O São Paula defendia de maneira funcional, um tradicional no futebol brasileiro, que mistura a marcação por zona com a marcação individual. Defende-se por setor, mas se organiza para pressionar o portador da bola sempre. Se o cara cai no seu setor, você tem que pressioná-lo. Esse sistema misto consegue fornecer assimetrias também sem a bola. A primeira linha de quatro era mais fixa, mas a segunda variava. Cafú encostava mais em Cerezo e Pintado. Pintado tinha que correr mais para fechar um pouquinho mais o setor esquerdo, pressionando quem caísse ali. Müller não voltava, então quem fechava a segunda linha de quatro era Palhinha, mas fechava muito mais por dentro, um tanto acima de Cafú, Cerezo e Pintado. Para não acarretar grandes deslocamentos, Müller fechava a linha de passe de Ferrer, e Raí ficava entre Guardiola e Koeman, obrigando o Barça a sair pelo lado esquerdo com Witschge, onde Cafú e Vitor fechavam bem o setor.

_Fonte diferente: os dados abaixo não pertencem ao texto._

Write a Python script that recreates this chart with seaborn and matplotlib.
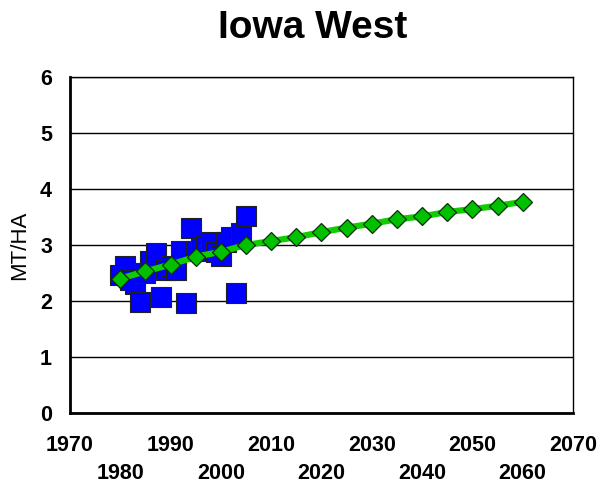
import pandas as pd
import numpy as np
import matplotlib
matplotlib.use("Agg")
import matplotlib.pyplot as plt
import seaborn as sns

# observed yields (MT/HA)
obs_years = [1980, 1981, 1982, 1983, 1984, 1985, 1986, 1987, 1988, 1989,
             1990, 1991, 1992, 1993, 1994, 1995, 1996, 1997, 1998, 1999,
             2000, 2001, 2002, 2003, 2004, 2005]
obs_yield = [2.46, 2.63, 2.38, 2.30, 1.99, 2.50, 2.72, 2.86, 2.08, 2.55,
             2.62, 2.55, 2.90, 1.96, 3.30, 2.90, 2.92, 2.98, 3.06, 2.88,
             2.80, 3.05, 3.15, 2.15, 3.22, 3.52]

# trend / projection
trend_years = [1980, 1985, 1990, 1995, 2000, 2005, 2010, 2015, 2020,
               2025, 2030, 2035, 2040, 2045, 2050, 2055, 2060]
trend_yield = [2.40, 2.53, 2.65, 2.79, 2.88, 3.00, 3.07, 3.14, 3.23,
               3.31, 3.38, 3.46, 3.51, 3.59, 3.64, 3.70, 3.77]

x_ticks = [1970, 1980, 1990, 2000, 2010, 2020, 2030, 2040, 2050, 2060, 2070]
y_ticks = [0, 1, 2, 3, 4, 5, 6]

obs = pd.DataFrame({"year": obs_years, "yield": obs_yield})
trend = pd.DataFrame({"year": trend_years, "yield": trend_yield})

sns.set_style("white")
plt.rcParams['font.family'] = ['Liberation Sans', 'DejaVu Sans']
plt.rcParams['text.color'] = 'black'
plt.rcParams['axes.labelcolor'] = 'black'
plt.rcParams['xtick.color'] = 'black'
plt.rcParams['ytick.color'] = 'black'

fig = plt.figure(figsize=(6.02, 4.88), dpi=100)
ax = fig.add_axes([0.1163, 0.1537, 0.8355, 0.6885])

for v in y_ticks:
    ax.axhline(v, color='black', lw=1.0, zorder=0)

sns.scatterplot(data=obs, x="year", y="yield", marker='s', s=195,
                color='#0000FF', edgecolor='#222222', linewidth=0.8,
                ax=ax, zorder=2, legend=False)
sns.lineplot(data=trend, x="year", y="yield", color='#11CC00', lw=4.5,
             marker='D', markersize=9.5, markerfacecolor='#00C000',
             markeredgecolor='#0a300a', markeredgewidth=0.9,
             ax=ax, zorder=3, legend=False)

ax.set_xlim(1970, 2070)
ax.set_ylim(0, 6)
ax.set_xticks(x_ticks)
ax.set_xticklabels([str(t) if i % 2 == 0 else "\n" + str(t)
                    for i, t in enumerate(x_ticks)],
                   fontsize=15.5, fontweight='bold', linespacing=1.45)
ax.set_yticks(y_ticks)
ax.set_yticklabels([str(t) for t in y_ticks], fontsize=15.5, fontweight='bold')
ax.tick_params(axis='x', length=0, pad=16)
ax.tick_params(axis='y', length=0, pad=13)
ax.set_xlabel("")
ax.set_ylabel("MT/HA", fontsize=16, labelpad=7)
ax.set_title("Iowa West", fontsize=28, fontweight='bold', pad=28, x=0.483)

for side in ['top', 'right']:
    ax.spines[side].set_color('black')
    ax.spines[side].set_linewidth(1.0)
for side in ['left', 'bottom']:
    ax.spines[side].set_color('black')
    ax.spines[side].set_linewidth(2.0)

fig.savefig("out.png", dpi=100)
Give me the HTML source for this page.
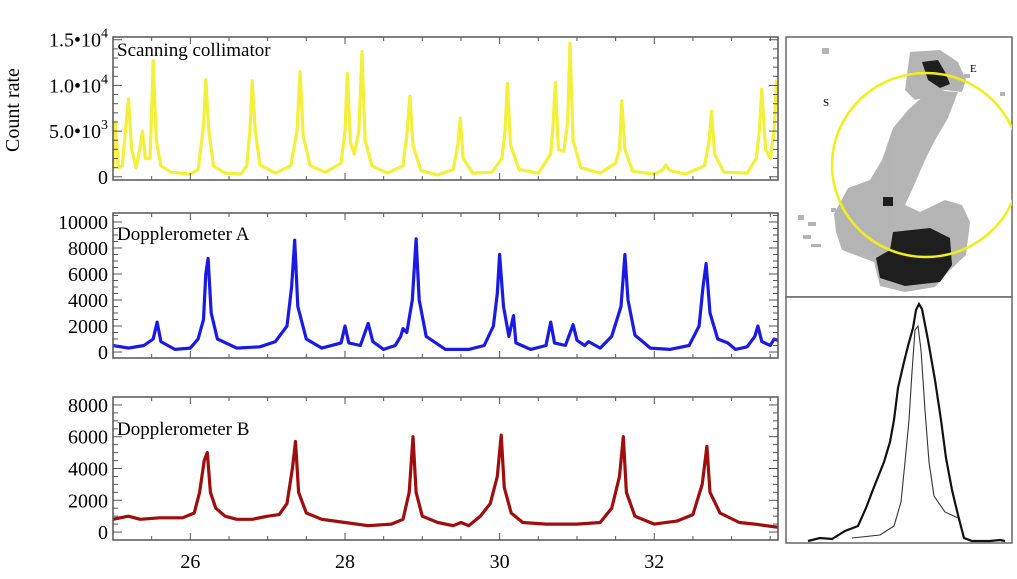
<!DOCTYPE html>
<html><head><meta charset="utf-8"><style>
html,body{margin:0;padding:0;background:#fff;}
svg{display:block;font-family:"Liberation Serif",serif;}
</style></head><body>
<svg id="fig" width="1017" height="579" viewBox="0 0 1017 579" xmlns="http://www.w3.org/2000/svg">
<defs><clipPath id="imgclip"><rect x="786" y="37" width="226" height="260"/></clipPath></defs>
<g id="panels"></g>
<g id="right">
  <rect x="786" y="37" width="226" height="260" fill="#fff" stroke="#666" stroke-width="1.5"/>
  <g clip-path="url(#imgclip)">
  <g fill="#a8a8a8" opacity="0.85">
    <path d="M910,52 L940,50 L958,62 L966,80 L962,92 L945,90 L930,96 L915,100 L905,90 Z"/>
    <path d="M930,90 L958,92 L948,118 L935,140 L925,160 L912,190 L905,205 L920,212 L945,200 L962,205 L970,222 L966,255 L950,270 L935,287 L905,292 L880,286 L874,262 L858,256 L842,250 L836,232 L834,214 L848,188 L870,180 L882,160 L893,128 L908,110 Z"/>
    <rect x="822" y="48" width="7" height="6"/><rect x="798" y="215" width="6" height="5"/><rect x="808" y="222" width="8" height="4"/><rect x="803" y="235" width="8" height="4"/><rect x="811" y="244" width="10" height="3"/><rect x="964" y="74" width="6" height="4"/><rect x="1000" y="92" width="5" height="4"/><rect x="831" y="208" width="5" height="4"/>
  </g>
  <g fill="#1e1e1e">
    <path d="M922,62 L938,60 L945,72 L950,84 L940,88 L928,80 Z"/>
    <path d="M893,232 L930,228 L950,238 L952,265 L940,282 L905,286 L880,278 L876,258 L890,250 Z"/>
    <rect x="883" y="197" width="10" height="9"/>
  </g>
  <text x="970" y="72" font-size="11">E</text>
  <text x="823" y="106" font-size="11">S</text>
  <ellipse cx="926" cy="165" rx="94" ry="92" fill="none" stroke="#f2ee1a" stroke-width="2.5"/>
  </g>
  <rect x="786" y="297" width="226" height="246" fill="#fff" stroke="#666" stroke-width="1.5"/>
  <polyline fill="none" stroke="#111" stroke-width="2.2" points="808,541 820,538 832,539 845,531 858,526 866,508 874,487 884,462 890,442 894,420 898,388 904,362 908,346 913,328 916,310 919,304 922,309 928,340 935,380 941,420 946,458 952,490 958,515 964,538 972,541 990,541 1000,540 1005,541"/>
  <polyline fill="none" stroke="#333" stroke-width="1.1" points="852,538 880,535 894,526 901,502 905,462 909,420 912,372 915,330 918,326 921,350 925,410 929,462 934,496 945,512 958,518"/>
</g>
</svg>
<script>
// ---- Data ----
const xTicks = [26, 28, 30, 32];
const topX = [25.0,25.03,25.07,25.12,25.16,25.2,25.24,25.3,25.35,25.38,25.42,25.48,25.52,25.56,25.62,25.75,26.0,26.1,26.17,26.2,26.24,26.3,26.45,26.65,26.73,26.77,26.8,26.84,26.9,27.1,27.3,27.38,27.42,27.46,27.55,27.75,27.95,28.0,28.03,28.07,28.12,28.18,28.22,28.26,28.35,28.55,28.75,28.8,28.84,28.88,28.98,29.2,29.4,29.46,29.49,29.53,29.65,29.9,30.03,30.07,30.1,30.14,30.25,30.5,30.66,30.69,30.72,30.76,30.83,30.88,30.91,30.95,31.05,31.3,31.5,31.55,31.58,31.62,31.72,32.0,32.1,32.15,32.2,32.4,32.65,32.71,32.74,32.78,32.9,33.2,33.32,33.36,33.39,33.44,33.5,33.55,33.58,33.6];
const topY = [800,6000,1000,1200,5000,8500,3000,1000,3200,5000,2000,2000,12700,4000,1200,500,300,800,5500,10600,5000,1200,400,300,1200,5000,10500,5000,1300,400,1200,5000,11500,4500,1200,500,1500,5000,11300,3800,2500,5000,13700,4000,1200,400,1200,4500,8800,3500,700,200,800,3500,6400,2000,400,500,2000,5000,10200,3500,800,400,2500,5500,10300,3000,2800,6000,14600,4000,1000,400,1500,3000,8300,3000,600,300,700,1300,700,300,1200,4000,7200,2500,500,400,2000,5000,9600,3000,2000,5000,10500,10500];
const blueX = [25.0,25.2,25.4,25.52,25.57,25.62,25.8,26.0,26.1,26.17,26.2,26.23,26.27,26.35,26.6,26.9,27.1,27.25,27.31,27.35,27.39,27.5,27.7,27.95,28.0,28.05,28.2,28.3,28.36,28.5,28.65,28.72,28.75,28.8,28.87,28.92,28.96,29.05,29.3,29.6,29.8,29.92,29.97,30.0,30.05,30.12,30.18,30.21,30.4,30.6,30.66,30.71,30.85,30.95,31.0,31.1,31.15,31.3,31.45,31.57,31.62,31.66,31.75,31.95,32.2,32.45,32.58,32.63,32.67,32.72,32.82,32.95,33.05,33.2,33.3,33.34,33.39,33.5,33.55,33.6];
const blueY = [500,300,500,1000,2300,800,200,300,1000,2500,6000,7200,3000,1000,300,400,800,2000,5000,8600,3500,1000,300,700,2000,700,500,2200,800,200,500,1200,1800,1500,4000,8700,4000,1200,200,200,500,2000,4500,7500,3500,1200,2800,700,200,500,2300,700,500,2100,900,500,800,300,1200,3500,7500,4000,1300,300,200,500,2000,5000,6800,3000,1000,700,200,400,1200,2000,800,500,1000,900];
const redX = [25.0,25.2,25.35,25.6,25.9,26.05,26.12,26.18,26.22,26.26,26.33,26.45,26.6,26.8,27.0,27.15,27.25,27.32,27.36,27.4,27.5,27.7,28.0,28.3,28.6,28.75,28.83,28.88,28.92,29.0,29.2,29.4,29.5,29.6,29.75,29.88,29.97,30.02,30.06,30.15,30.3,30.6,30.8,31.0,31.3,31.45,31.55,31.6,31.64,31.75,32.0,32.3,32.5,32.62,32.68,32.72,32.85,33.1,33.3,33.6];
const redY = [800,1000,800,900,900,1200,2500,4500,5000,2500,1500,1000,800,800,1000,1100,1800,4000,5700,2500,1200,800,600,400,500,800,2500,6000,2500,1000,600,400,600,400,1000,1800,3500,6100,2800,1200,600,500,500,500,600,1500,3500,6000,2500,1000,500,700,1100,3000,5400,2500,1200,600,500,300];
const topTickVals = [0, 5000, 10000, 15000];
const topTickLabels = ['0', '5.0•10', '1.0•10', '1.5•10'];
const topTickExp = ['', '3', '4', '4'];
const blueTickVals = [0, 2000, 4000, 6000, 8000, 10000];
const redTickVals = [0, 2000, 4000, 6000, 8000];

const NS = 'http://www.w3.org/2000/svg';
const X0 = 113, X1 = 778, XMIN = 25, XMAX = 33.6;
function sx(v) { return X0 + (v - XMIN) / (XMAX - XMIN) * (X1 - X0); }
function mk(tag, attrs, parent) {
  const e = document.createElementNS(NS, tag);
  for (const k in attrs) e.setAttribute(k, attrs[k]);
  parent.appendChild(e);
  return e;
}
const root = document.getElementById('panels');

function panel(cfg) {
  const g = mk('g', {}, root);
  
  
  const sy = v => cfg.yb + (v - cfg.ymin) / (cfg.ymax - cfg.ymin) * (cfg.yt - cfg.yb);
  let pts = [];
  for (let i = 0; i < cfg.xs.length; i++) pts.push(sx(cfg.xs[i]).toFixed(1) + ',' + sy(cfg.ys[i]).toFixed(1));
  const clip = mk('clipPath', { id: 'c-' + cfg.name }, g);
  mk('rect', { x: X0, y: cfg.yt, width: X1 - X0, height: cfg.yb - cfg.yt }, clip);
  const line = mk('polyline', { points: pts.join(' '), fill: 'none', stroke: cfg.color, 'stroke-width': 3.2, 'stroke-linejoin': 'round', 'clip-path': 'url(#c-' + cfg.name + ')' }, g);
  
  
  const fr = mk('rect', { x: X0, y: cfg.yt, width: X1 - X0, height: cfg.yb - cfg.yt, fill: 'none', stroke: '#555', 'stroke-width': 1.5 }, g);
  
  
  for (let v = 25; v <= 33.5; v += 0.5) {
    const major = Math.abs(v - Math.round(v / 2) * 2) < 1e-6;
    const len = major ? 7 : 4;
    const px = sx(v);
    mk('line', { x1: px, x2: px, y1: cfg.yb, y2: cfg.yb - len, stroke: '#555', 'stroke-width': 1 }, g);
    mk('line', { x1: px, x2: px, y1: cfg.yt, y2: cfg.yt + len, stroke: '#555', 'stroke-width': 1 }, g);
  }
  const step = cfg.ticks[1] - cfg.ticks[0];
  const minor = step / cfg.nminor;
  for (let v = cfg.ticks[0]; v <= cfg.ymax + 1e-6; v += minor) {
    const py = sy(v);
    const major = Math.abs(v / step - Math.round(v / step)) < 1e-6;
    const len = major ? 9 : 5;
    mk('line', { x1: X0, x2: X0 + len, y1: py, y2: py, stroke: '#555', 'stroke-width': 1 }, g);
    mk('line', { x1: X1, x2: X1 - len, y1: py, y2: py, stroke: '#555', 'stroke-width': 1 }, g);
  }
  cfg.ticks.forEach((v, i) => {
    const t = mk('text', { x: 108, y: sy(v) + 7, 'text-anchor': 'end', 'font-size': 20 }, g);
    
    
    if (cfg.labels) {
      t.textContent = cfg.labels[i];
      if (cfg.exps[i]) {
        const s = mk('tspan', { dy: -9, 'font-size': 14 }, t);
        s.textContent = cfg.exps[i];
      }
    } else t.textContent = String(v);
  });
  const title = mk('text', { x: 117, y: cfg.yt + cfg.titleDy, 'font-size': 19 }, g);
  
  
  title.textContent = cfg.title;
}

panel({ name: 'scanning-collimator', xs: topX, ys: topY, color: '#f4f03a', yt: 37, yb: 180, ymin: -350, ymax: 15300, ticks: topTickVals, labels: topTickLabels, exps: topTickExp, nminor: 5, title: 'Scanning collimator', titleDy: 19 });
panel({ name: 'dopplerometer-a', xs: blueX, ys: blueY, color: '#1a1ae6', yt: 213, yb: 358, ymin: -460, ymax: 10690, ticks: blueTickVals, nminor: 4, title: 'Dopplerometer A', titleDy: 27 });
panel({ name: 'dopplerometer-b', xs: redX, ys: redY, color: '#a00d0d', yt: 397, yb: 540, ymin: -500, ymax: 8500, ticks: redTickVals, nminor: 4, title: 'Dopplerometer B', titleDy: 38 });

xTicks.forEach(v => {
  const t = mk('text', { x: sx(v), y: 568, 'text-anchor': 'middle', 'font-size': 20 }, root);
  
  
  t.textContent = String(v);
});
const yl = mk('text', { x: 0, y: 0, 'text-anchor': 'middle', 'font-size': 20, transform: 'translate(19,110) rotate(-90)' }, root);


yl.textContent = 'Count rate';
</script>
</body></html>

O Barcelona mandou nos primeiros quinze minutos com o São Paulo mais retraído. O primeiro gol dos catalães surgiu de uma inversão de posição de Begiristián e Stoichkov. Depois disso, o São Paulo amassou o Barcelona, com toques mais rápidos, dinâmica, flexibilidade, e muita velocidade de Müller em cima de Ferrer. Raí e Palhinha se aproximavam para tabelar no setor da bola, Cafú e Müller ofereciam muitas rupturas, e Cerezo fazia de tudo, controlando o ritmo do time. Uma partida impecável de Raí e Müller, mas também de Zetti, Ronaldão e Cerezo. Zetti era um goleiro de uma estabilidade emocional enorme, sempre bem posicionado. Um dos melhores de nossa história. Ronaldão era um rei defendendo, e colocava o pé como ninguém. Teve simplesmente uma atuação absurda em Tóquio.
O futebol é feito de muitas maneiras, com muitos capítulos. Cruyff e Telê propiciaram uma grande tarde de futebol, pensando e agindo de maneira quase antagônica, sentindo, mediando e educando os seus comandados quase de maneira antagônica, mas ambos tinham um mesmo intuito generoso. Quem assistiu, sentiu toda emoção da beleza divina se encarnar naqueles movimentos e alegrou-se por contemplação.